Julia Ducournau est une cinéaste cohérente. C’est le moins que l’on puisse dire. En 2011, diplômée de la section scénario de la Fémis, elle réalise Junior, sélectionné à la Semaine de la critique du Festival de Cannes et reçoit le Prix du rail d’or. Dans ce court-métrage sur l’adolescence et la transformation du corps dans toute son ingratitude, elle posait déjà les bases de Grave, et dans une moindre mesure, de Titane.
À la frontière entre le gore et le fantastique, Junior révélait une jeune Garance Marillier, alors âgée de tout juste 12 ans, dans les vêtements trop grands de Justine, un personnage qu’elle reprendra quelques années plus tard, devenue étudiante vétérinaire et végétarienne dans Grave, puis danseuse dans les salons de tuning dans Titane. Dans ce court-métrage annonciateur de son affection pour la matière organique, la future lauréate de la Palme d’Or explorait la puberté par le prisme de la mue, au sens littéral du terme.

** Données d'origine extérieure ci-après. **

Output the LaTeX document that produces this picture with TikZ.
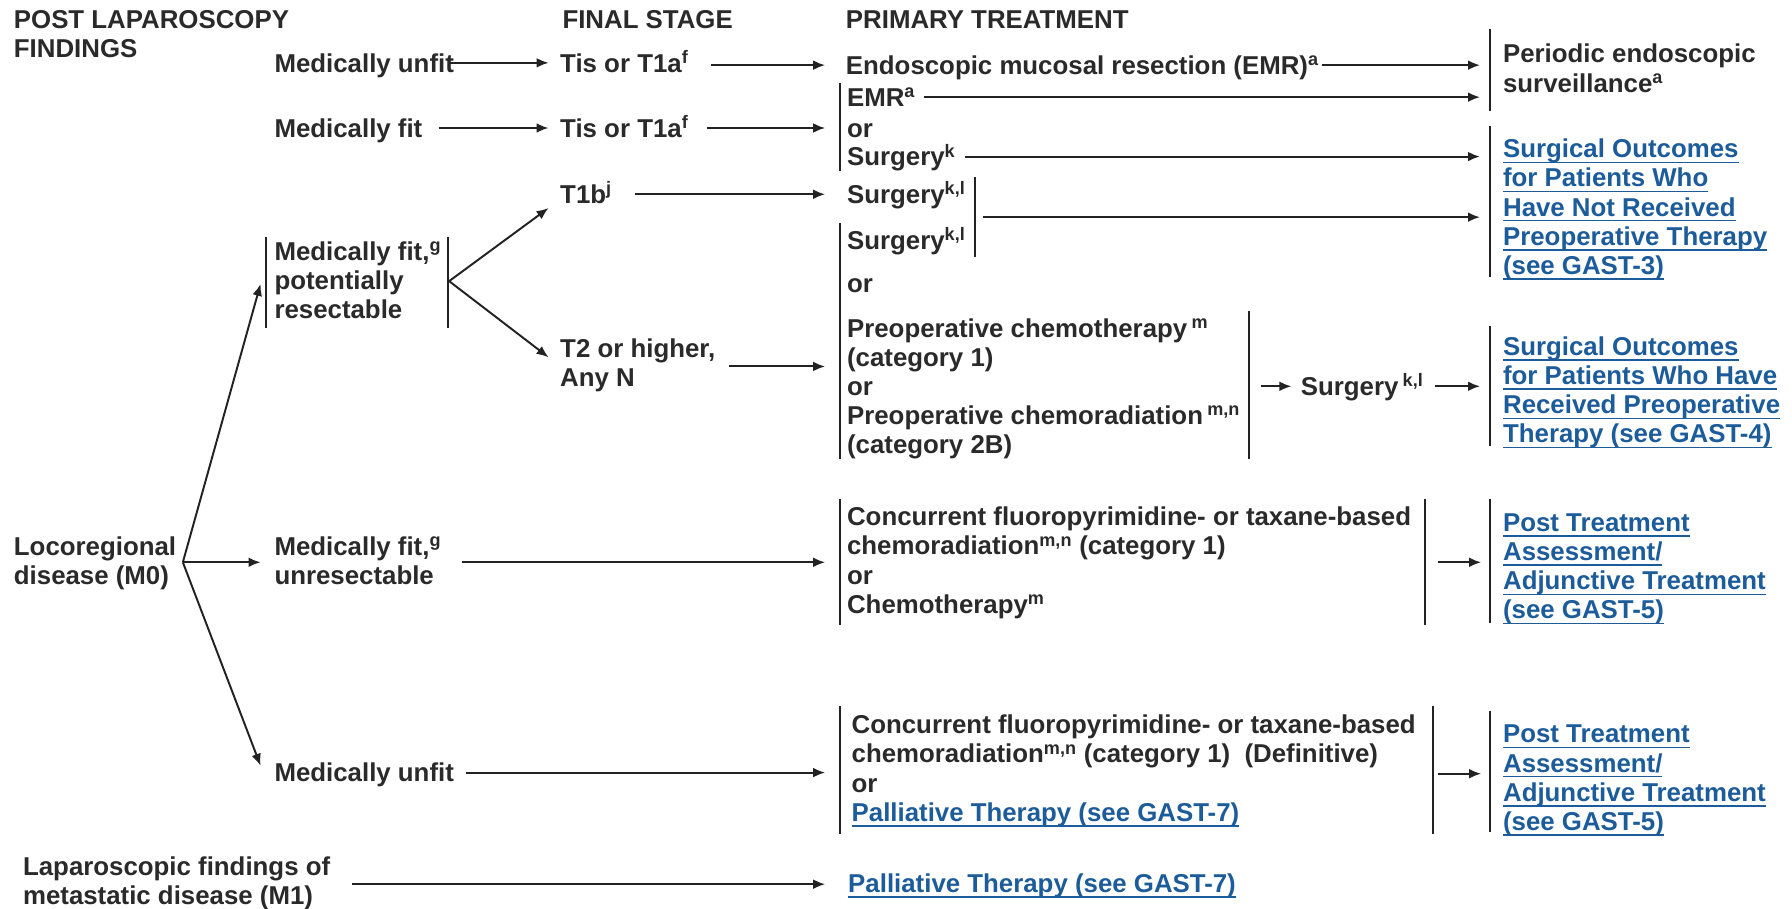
\documentclass[tikz,border=0pt]{standalone}
\usepackage{fontspec}
\setmainfont{Liberation Sans}
\usetikzlibrary{arrows.meta}
\definecolor{ink}{HTML}{2A2A2A}
\definecolor{linkblue}{HTML}{1D5C9A}
\definecolor{rulec}{HTML}{222222}
% raised footnote letters that do not disturb the line spacing
\newcommand{\sps}[1]{\smash{\textsuperscript{#1}}}
% left-aligned block of lines, aligned on the baseline of its first line
\newcommand{\ml}[2][25.5pt]{{\baselineskip=#1\relax\begin{tabular}[t]{@{}l@{}}#2\end{tabular}}}
% underlined cross-reference text
\newsavebox\lkbox
\newcommand{\lk}[1]{\sbox\lkbox{#1}\rlap{\rule[-4.8pt]{\wd\lkbox}{1.4pt}}\usebox\lkbox}
\begin{document}
\begin{tikzpicture}[x=1pt,y=-1pt,
  txt/.style={anchor=base west, inner sep=0pt, text=ink,
    font=\fontsize{22.6}{25.5}\selectfont\bfseries},
  one/.style={text height=16pt, text depth=0pt},
  lnk/.style={txt, text=linkblue},
  arr/.style={draw=rulec, line width=1.7pt, -{Latex[length=10.5pt,width=8.5pt]}},
  brk/.style={draw=rulec, line width=1.5pt}]
\useasboundingbox[fill=white] (0,0) rectangle (1568,795);

% column headings
\node[txt] (hPost) at (12,25) {\ml[26pt]{POST LAPAROSCOPY\\FINDINGS}};
\node[txt,one] (hStage) at (492,25) {FINAL STAGE};
\node[txt,one] (hTreat) at (740,25) {PRIMARY TREATMENT};

% first column
\node[txt,one] (unfitA) at (240,63) {Medically unfit};
\node[txt,one] (fitA) at (240,120) {Medically fit};
\node[txt] (fitPR) at (240,228) {\ml[26.5pt]{Medically fit,\sps{g}\\potentially\\resectable}};
\node[txt] (loco) at (12,486) {\ml[27pt]{Locoregional\\disease (M0)}};
\node[txt] (fitUR) at (240,486) {\ml[27pt]{Medically fit,\sps{g}\\unresectable}};
\node[txt,one] (unfitB) at (240,684) {Medically unfit};
\node[txt] (lapa) at (20,766) {\ml[26pt]{Laparoscopic findings of\\metastatic disease (M1)}};

% final stage
\node[txt,one] (tisA) at (490,63) {Tis or T1a\sps{f}};
\node[txt,one] (tisB) at (490,120) {Tis or T1a\sps{f}};
\node[txt,one] (t1b) at (490,178) {T1b\sps{j}};
\node[txt] (t2) at (490,313) {\ml[25pt]{T2 or higher,\\Any N}};

% primary treatment
\node[txt,one] (emrA) at (740,65) {Endoscopic mucosal resection (EMR)\sps{a}};
\node[txt,one] (emrB) at (741,93) {EMR\sps{a}};
\node[txt,one] (orA) at (741,120) {or};
\node[txt,one] (surgK) at (741,145) {Surgery\sps{k}};
\node[txt,one] (surgKL1) at (741,178) {Surgery\sps{k,l}};
\node[txt,one] (surgKL2) at (741,218) {Surgery\sps{k,l}};
\node[txt,one] (orB) at (741,256) {or};
\node[txt] (preop) at (741,295) {\ml[25.25pt]{Preoperative chemotherapy\,\sps{m}\\(category 1)\\or\\Preoperative chemoradiation\,\sps{m,n}\\(category 2B)}};
\node[txt,one] (surgKL3) at (1138,346) {Surgery\,\sps{k,l}};
\node[txt] (chemoA) at (741,460) {\ml[27pt]{Concurrent fluoropyrimidine- or taxane-based\\chemoradiation\sps{m,n} (category 1)\\or\\Chemotherapy\sps{m}}};
\node[txt] (chemoB) at (745,642) {\ml[27pt]{Concurrent fluoropyrimidine- or taxane-based\\chemoradiation\sps{m,n} (category 1)\ \ (Definitive)\\or\\\textcolor{linkblue}{\lk{Palliative Therapy (see GAST-7)}}}};
\node[lnk,one] (pall) at (742,781) {\lk{Palliative Therapy (see GAST-7)}};

% outcomes
\node[txt] (surv) at (1315,55) {\ml[27pt]{Periodic endoscopic\\surveillance\sps{a}}};
\node[lnk] (outA) at (1315,138) {\ml[24.75pt]{\lk{Surgical Outcomes}\\\lk{for Patients Who}\\\lk{Have Not Received}\\\lk{Preoperative Therapy}\\\lk{(see GAST-3)}}};
\node[lnk] (outB) at (1315,311) {\ml[25pt]{\lk{Surgical Outcomes}\\\lk{for Patients Who Have}\\\lk{Received Preoperative}\\\lk{Therapy (see GAST-4)}}};
\node[lnk] (postA) at (1315,465) {\ml[25pt]{\lk{Post Treatment}\\\lk{Assessment/}\\\lk{Adjunctive Treatment}\\\lk{(see GAST-5)}}};
\node[lnk] (postB) at (1315,650) {\ml[24.7pt]{\lk{Post Treatment}\\\lk{Assessment/}\\\lk{Adjunctive Treatment}\\\lk{(see GAST-5)}}};

% bracket rules beside grouped entries
\draw[brk] (1304,25) -- (1304,97);
\draw[brk] (735,73) -- (735,150);
\draw[brk] (1304,110) -- (1304,242);
\draw[brk] (853,155) -- (853,225);
\draw[brk] (735,195) -- (735,402);
\draw[brk] (1093,272) -- (1093,402);
\draw[brk] (1304,285) -- (1304,390);
\draw[brk] (233,207) -- (233,287);
\draw[brk] (392,207) -- (392,287);
\draw[brk] (735,437) -- (735,547);
\draw[brk] (1247,437) -- (1247,547);
\draw[brk] (1304,437) -- (1304,545);
\draw[brk] (735,618) -- (735,730);
\draw[brk] (1254,618) -- (1254,730);
\draw[brk] (1304,622) -- (1304,728);

% branch and bracket exit points
\coordinate (locoOut) at (160,492);
\coordinate (fitPROut) at (393,246);
\coordinate (klOut) at (853,190);
\coordinate (preOut) at (1093,338);
\coordinate (chemoAOut) at (1247,492);
\coordinate (chemoBOut) at (1254,677);

% connectors
\draw[arr] ([xshift=-4pt]unfitA.east) -- ([xshift=-10pt]tisA.west);
\draw[arr] ([xshift=20pt]tisA.east |- emrA.west) -- ([xshift=-18pt]emrA.west);
\draw[arr] ([xshift=3pt]emrA.east) -- ([xshift=-20pt]emrA.east -| surv.west);
\draw[arr] ([xshift=14pt]fitA.east) -- ([xshift=-10pt]tisB.west);
\draw[arr] ([xshift=16pt]tisB.east) -- ([xshift=-19pt]tisB.east -| orA.west);
\draw[arr] ([xshift=8pt]emrB.east) -- ([xshift=-20pt]emrB.east -| surv.west);
\draw[arr] ([xshift=8pt]surgK.east) -- ([xshift=-20pt]surgK.east -| outA.west);
\draw[arr] ([xshift=20pt]t1b.east) -- ([xshift=-19pt]t1b.east -| surgKL1.west);
\draw[arr] ([xshift=7pt]klOut) -- ([xshift=-20pt]klOut -| outA.west);
\draw[arr] (fitPROut) -- ([shift={(-10,12)}]t1b.west);
\draw[arr] (fitPROut) -- ([shift={(-10,-8)}]t2.west);
\draw[arr] ([xshift=12pt]t2.east) -- ([xshift=-19pt]t2.east -| preop.west);
\draw[arr] ([xshift=10pt]preOut) -- ([xshift=-8pt]surgKL3.west);
\draw[arr] ([xshift=10pt]surgKL3.east) -- ([xshift=-20pt]surgKL3.east -| outB.west);
\draw[arr] (locoOut) -- ([xshift=-12pt]fitPR.west);
\draw[arr] (locoOut) -- ([xshift=-12pt]locoOut -| fitUR.west);
\draw[arr] (locoOut) -- ([shift={(-12,-6)}]unfitB.west);
\draw[arr] ([xshift=18pt]fitUR.east |- locoOut) -- ([xshift=-19pt]locoOut -| chemoA.west);
\draw[arr] ([xshift=11pt]chemoAOut) -- ([xshift=-19pt]chemoAOut -| postA.west);
\draw[arr] ([xshift=10pt]unfitB.east) -- ([xshift=-23pt]unfitB.east -| chemoB.west);
\draw[arr] ([xshift=4pt]chemoBOut) -- ([xshift=-19pt]chemoBOut -| postB.west);
\draw[arr] ([xshift=19pt]lapa.east) -- ([xshift=-20pt]lapa.east -| pall.west);
\end{tikzpicture}
\end{document}
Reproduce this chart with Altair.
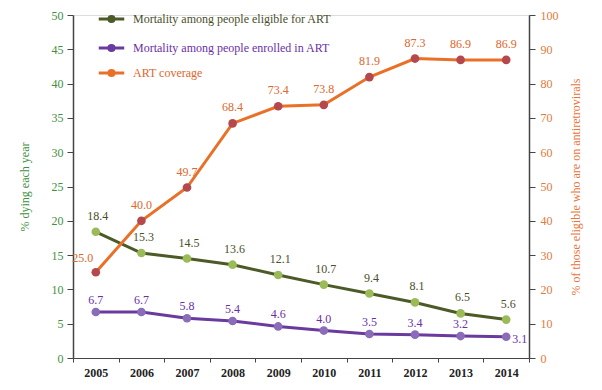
import altair as alt
import pandas as pd

years = [2005, 2006, 2007, 2008, 2009, 2010, 2011, 2012, 2013, 2014]
eligible = [18.4, 15.3, 14.5, 13.6, 12.1, 10.7, 9.4, 8.1, 6.5, 5.6]
enrolled = [6.7, 6.7, 5.8, 5.4, 4.6, 4.0, 3.5, 3.4, 3.2, 3.1]
coverage = [25.0, 40.0, 49.7, 68.4, 73.4, 73.8, 81.9, 87.3, 86.9, 86.9]

names = ["Mortality among people eligible for ART",
         "Mortality among people enrolled in ART",
         "ART coverage"]

FONT = "Liberation Serif"
FS = 12

def frame(vals, name):
    return pd.DataFrame({"year": years, "value": vals, "series": name,
                         "label": [f"{v:.1f}" for v in vals]})

df_g = frame(eligible, names[0])
df_p = frame(enrolled, names[1])
df_o = frame(coverage, names[2])

x_enc = alt.X("year:O", scale=alt.Scale(type="band", paddingInner=0, paddingOuter=0),
              axis=alt.Axis(title=None, labelAngle=0, tickBand="extent", tickSize=4,
                            labelPadding=5, labelFontSize=FS, labelFont=FONT,
                            labelColor="#222222", domainColor="#444444", tickColor="#444444",
                            labelFontWeight="bold"))

left_axis = alt.Axis(title="% dying each year", values=list(range(0, 51, 5)), grid=False,
                     tickSize=6, labelPadding=4, labelFontSize=FS, labelFont=FONT,
                     labelColor="#3f8f3f", titleColor="#3f8f3f", titleFont=FONT,
                     titleFontSize=FS, titleFontWeight="normal", titlePadding=20,
                     domainColor="#444444", tickColor="#444444", domainWidth=1.5)
right_axis = alt.Axis(title="% of those eligible who are on antiretrovirals", orient="right",
                      values=list(range(0, 101, 10)), grid=False, tickSize=6, labelPadding=5,
                      labelFontSize=FS, labelFont=FONT, labelColor="#e07a3a",
                      titleColor="#e8743a", titleFont=FONT, titleFontSize=FS,
                      titleFontWeight="normal", titlePadding=24, titleAngle=270,
                      domainColor="#444444", tickColor="#444444", domainWidth=1.5)

SYM = "M-1,0H1M0.2,0A0.2,0.2,0,1,1,-0.2,0A0.2,0.2,0,1,1,0.2,0"

def legend(y, line_col, pt_col, lab_col):
    return alt.Legend(title=None, orient="none", legendX=24, legendY=y,
                      symbolType=SYM, symbolSize=650,
                      symbolStrokeColor=line_col, symbolStrokeWidth=3,
                      symbolFillColor=pt_col, labelColor=lab_col,
                      labelFont=FONT, labelFontSize=FS, labelOffset=7, labelLimit=400)

def lines_pts(df, yscale, yaxis, line_col, pt_col, lab_col, legend_y):
    base = alt.Chart(df).encode(x=x_enc, y=alt.Y("value:Q", scale=yscale, axis=yaxis))
    line = base.mark_line(color=line_col, strokeWidth=3)
    pts = base.mark_point(filled=True, size=75, opacity=1).encode(
        color=alt.Color("series:N", scale=alt.Scale(domain=[df["series"][0]], range=[pt_col]),
                        legend=legend(legend_y, line_col, pt_col, lab_col)))
    return line, pts

yl = alt.Scale(domain=[0, 50], nice=False)
yr = alt.Scale(domain=[0, 100], nice=False)

g_line, g_pts = lines_pts(df_g, yl, left_axis, "#4b5a27", "#9bbb59", "#4a4f2a", -10.5)
p_line, p_pts = lines_pts(df_p, yl, left_axis, "#6a3a9e", "#8a6cb8", "#6a2fa8", 18.5)
o_line, o_pts = lines_pts(df_o, yr, right_axis, "#ea7028", "#b4484c", "#e0662a", 43.5)

def txt(df, yscale, yaxis, color, flt=None, **kw):
    c = alt.Chart(df)
    if flt:
        c = c.transform_filter(flt)
    return c.mark_text(font=FONT, fontSize=FS, baseline="middle", color=color, **kw).encode(
        x=x_enc, y=alt.Y("value:Q", scale=yscale, axis=yaxis), text="label:N")

g_txt = txt(df_g, yl, left_axis, "#4a4f2a", dy=-16, dx=2)
p_txt_main = txt(df_p, yl, left_axis, "#6a2fa8", "datum.year != 2014", dy=-12)
p_txt_last = txt(df_p, yl, left_axis, "#6a2fa8", "datum.year == 2014", align="left", dx=6, dy=2)
o_txt_main = txt(df_o, yr, right_axis, "#e0662a", "datum.year != 2005", dy=-16)
o_txt_first = txt(df_o, yr, right_axis, "#e0662a", "datum.year == 2005", dx=-13, dy=-14)

left = alt.layer(g_line, p_line, g_pts, p_pts, g_txt, p_txt_main,
                 p_txt_last).resolve_scale(color="independent")
right = alt.layer(o_line, o_pts, o_txt_main, o_txt_first)

chart = alt.layer(left, right).resolve_scale(y="independent", color="independent").properties(
    width=456, height=343,
    autosize=alt.AutoSizeParams(type="none"),
    padding={"left": 65, "top": 7, "right": 65, "bottom": 24},
).configure_view(stroke=None).configure(background="white")

chart.save("out.html", embed_options={"renderer": "svg", "actions": False})
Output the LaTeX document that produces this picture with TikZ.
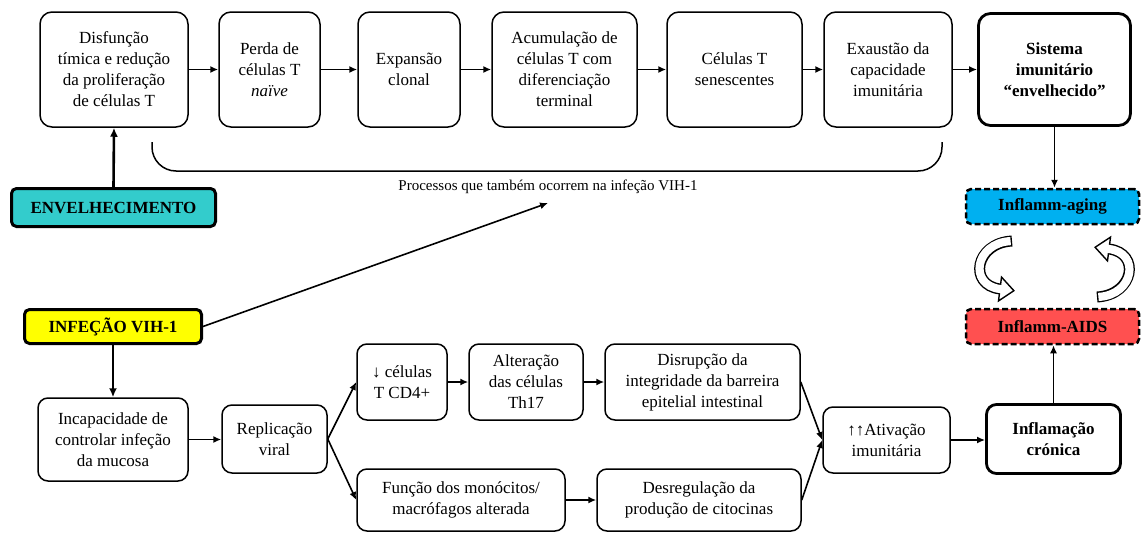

Collégienne, considérée comme masculine et mal dans sa peau, Justine, alias Junior, entamait une étrange transformation après avoir été diagnostiquée d’une gastro-entérite fulgurante. Perdant sa peau par lambeaux et sécrétant en abondance un étrange liquide visqueux, l’adolescente ingrate va alors se muer en une belle jeune fille selon les diktats collégiens.
La transformation d’un corps dont on n’est plus maître est au cœur de ce court-métrage dérangeant. Cinq ans plus tard, Grave et son personnage de végétarienne prise de pulsions cannibales qu’elle ne peut réprimer reprendra, en substance, cette thématique de la perte de contrôle. Junior explorait également les questions du genre et de la féminité, également centrales de Titane.
Dans le dernier numéro de So Film, Julia Ducournau révélait vouloir tourner en Floride pour filmer les pérégrinations d’une culturiste américaine sur fond de motels en carton-pâte et risque donc de malmener une nouvelle fois les corps. En attendant, Unifrance a mis Junior en ligne gratuitement et ce jusqu’au 21 août 2021.